OBJECTIVE: Write out the entire listing below exactly as it appears, minus any pictures.

MATERIAL PROVIDED:
___
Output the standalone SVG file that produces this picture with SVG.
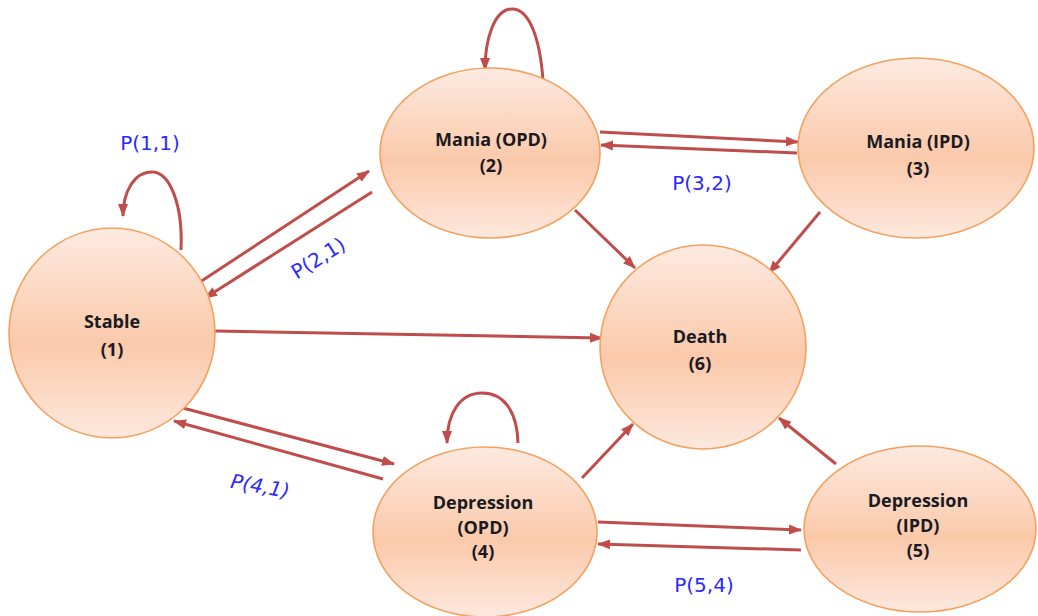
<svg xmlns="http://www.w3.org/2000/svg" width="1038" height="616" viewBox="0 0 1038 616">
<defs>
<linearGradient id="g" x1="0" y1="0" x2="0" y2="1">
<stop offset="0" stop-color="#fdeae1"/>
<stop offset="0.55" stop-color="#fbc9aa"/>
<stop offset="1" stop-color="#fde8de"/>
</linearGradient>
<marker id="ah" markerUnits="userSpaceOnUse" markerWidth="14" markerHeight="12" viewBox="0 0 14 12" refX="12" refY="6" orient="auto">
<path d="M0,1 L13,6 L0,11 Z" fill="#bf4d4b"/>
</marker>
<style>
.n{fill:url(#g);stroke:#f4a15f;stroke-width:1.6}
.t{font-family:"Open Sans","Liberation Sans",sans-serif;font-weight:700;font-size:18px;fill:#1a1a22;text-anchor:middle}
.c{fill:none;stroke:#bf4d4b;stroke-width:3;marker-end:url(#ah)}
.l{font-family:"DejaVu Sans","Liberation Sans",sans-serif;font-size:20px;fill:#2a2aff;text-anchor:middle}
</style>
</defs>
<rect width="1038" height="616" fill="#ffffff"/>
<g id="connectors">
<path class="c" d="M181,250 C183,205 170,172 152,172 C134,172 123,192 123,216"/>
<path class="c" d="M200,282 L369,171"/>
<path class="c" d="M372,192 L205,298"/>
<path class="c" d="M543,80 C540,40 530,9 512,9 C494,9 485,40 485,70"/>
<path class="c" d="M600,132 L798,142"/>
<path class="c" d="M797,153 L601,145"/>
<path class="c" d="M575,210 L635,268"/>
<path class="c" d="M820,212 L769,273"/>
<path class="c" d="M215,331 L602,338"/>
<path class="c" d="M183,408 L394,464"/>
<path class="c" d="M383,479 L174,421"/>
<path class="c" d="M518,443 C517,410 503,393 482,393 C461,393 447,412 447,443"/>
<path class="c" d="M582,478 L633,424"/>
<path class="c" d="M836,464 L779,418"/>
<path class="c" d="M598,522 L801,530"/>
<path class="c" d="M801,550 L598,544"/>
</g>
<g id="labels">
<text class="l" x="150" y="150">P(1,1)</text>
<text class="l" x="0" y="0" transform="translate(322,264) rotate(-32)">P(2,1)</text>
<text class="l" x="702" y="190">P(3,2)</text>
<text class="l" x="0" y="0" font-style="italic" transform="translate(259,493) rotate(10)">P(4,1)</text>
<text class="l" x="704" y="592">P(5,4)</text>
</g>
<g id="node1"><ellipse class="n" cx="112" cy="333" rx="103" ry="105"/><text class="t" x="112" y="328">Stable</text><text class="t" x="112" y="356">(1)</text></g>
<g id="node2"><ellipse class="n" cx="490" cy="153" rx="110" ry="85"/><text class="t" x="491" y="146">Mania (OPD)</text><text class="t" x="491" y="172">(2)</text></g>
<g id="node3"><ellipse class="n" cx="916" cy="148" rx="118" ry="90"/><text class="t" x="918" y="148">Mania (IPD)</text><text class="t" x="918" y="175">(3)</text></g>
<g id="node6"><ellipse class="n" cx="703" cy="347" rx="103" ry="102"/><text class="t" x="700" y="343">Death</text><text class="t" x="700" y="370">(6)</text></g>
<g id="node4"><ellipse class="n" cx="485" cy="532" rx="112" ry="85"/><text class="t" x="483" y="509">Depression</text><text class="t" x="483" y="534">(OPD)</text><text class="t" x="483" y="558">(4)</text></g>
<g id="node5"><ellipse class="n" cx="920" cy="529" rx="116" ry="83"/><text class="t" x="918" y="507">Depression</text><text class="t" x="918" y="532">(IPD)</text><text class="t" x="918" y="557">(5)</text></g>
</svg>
___
TASK ANSWER:
Output the standalone SVG file that produces this picture with SVG.
<svg xmlns="http://www.w3.org/2000/svg" width="1038" height="616" viewBox="0 0 1038 616">
<defs>
<linearGradient id="g" x1="0" y1="0" x2="0" y2="1">
<stop offset="0" stop-color="#fdeae1"/>
<stop offset="0.55" stop-color="#fbc9aa"/>
<stop offset="1" stop-color="#fde8de"/>
</linearGradient>
<marker id="ah" markerUnits="userSpaceOnUse" markerWidth="14" markerHeight="12" viewBox="0 0 14 12" refX="12" refY="6" orient="auto">
<path d="M0,1 L13,6 L0,11 Z" fill="#bf4d4b"/>
</marker>
<style>
.n{fill:url(#g);stroke:#f4a15f;stroke-width:1.6}
.t{font-family:"Open Sans","Liberation Sans",sans-serif;font-weight:700;font-size:18px;fill:#1a1a22;text-anchor:middle}
.c{fill:none;stroke:#bf4d4b;stroke-width:3;marker-end:url(#ah)}
.l{font-family:"DejaVu Sans","Liberation Sans",sans-serif;font-size:20px;fill:#2a2aff;text-anchor:middle}
</style>
</defs>
<rect width="1038" height="616" fill="#ffffff"/>
<g id="connectors">
<path class="c" d="M181,250 C183,205 170,172 152,172 C134,172 123,192 123,216"/>
<path class="c" d="M200,282 L369,171"/>
<path class="c" d="M372,192 L205,298"/>
<path class="c" d="M543,80 C540,40 530,9 512,9 C494,9 485,40 485,70"/>
<path class="c" d="M600,132 L798,142"/>
<path class="c" d="M797,153 L601,145"/>
<path class="c" d="M575,210 L635,268"/>
<path class="c" d="M820,212 L769,273"/>
<path class="c" d="M215,331 L602,338"/>
<path class="c" d="M183,408 L394,464"/>
<path class="c" d="M383,479 L174,421"/>
<path class="c" d="M518,443 C517,410 503,393 482,393 C461,393 447,412 447,443"/>
<path class="c" d="M582,478 L633,424"/>
<path class="c" d="M836,464 L779,418"/>
<path class="c" d="M598,522 L801,530"/>
<path class="c" d="M801,550 L598,544"/>
</g>
<g id="labels">
<text class="l" x="150" y="150">P(1,1)</text>
<text class="l" x="0" y="0" transform="translate(322,264) rotate(-32)">P(2,1)</text>
<text class="l" x="702" y="190">P(3,2)</text>
<text class="l" x="0" y="0" font-style="italic" transform="translate(259,493) rotate(10)">P(4,1)</text>
<text class="l" x="704" y="592">P(5,4)</text>
</g>
<g id="node1"><ellipse class="n" cx="112" cy="333" rx="103" ry="105"/><text class="t" x="112" y="328">Stable</text><text class="t" x="112" y="356">(1)</text></g>
<g id="node2"><ellipse class="n" cx="490" cy="153" rx="110" ry="85"/><text class="t" x="491" y="146">Mania (OPD)</text><text class="t" x="491" y="172">(2)</text></g>
<g id="node3"><ellipse class="n" cx="916" cy="148" rx="118" ry="90"/><text class="t" x="918" y="148">Mania (IPD)</text><text class="t" x="918" y="175">(3)</text></g>
<g id="node6"><ellipse class="n" cx="703" cy="347" rx="103" ry="102"/><text class="t" x="700" y="343">Death</text><text class="t" x="700" y="370">(6)</text></g>
<g id="node4"><ellipse class="n" cx="485" cy="532" rx="112" ry="85"/><text class="t" x="483" y="509">Depression</text><text class="t" x="483" y="534">(OPD)</text><text class="t" x="483" y="558">(4)</text></g>
<g id="node5"><ellipse class="n" cx="920" cy="529" rx="116" ry="83"/><text class="t" x="918" y="507">Depression</text><text class="t" x="918" y="532">(IPD)</text><text class="t" x="918" y="557">(5)</text></g>
</svg>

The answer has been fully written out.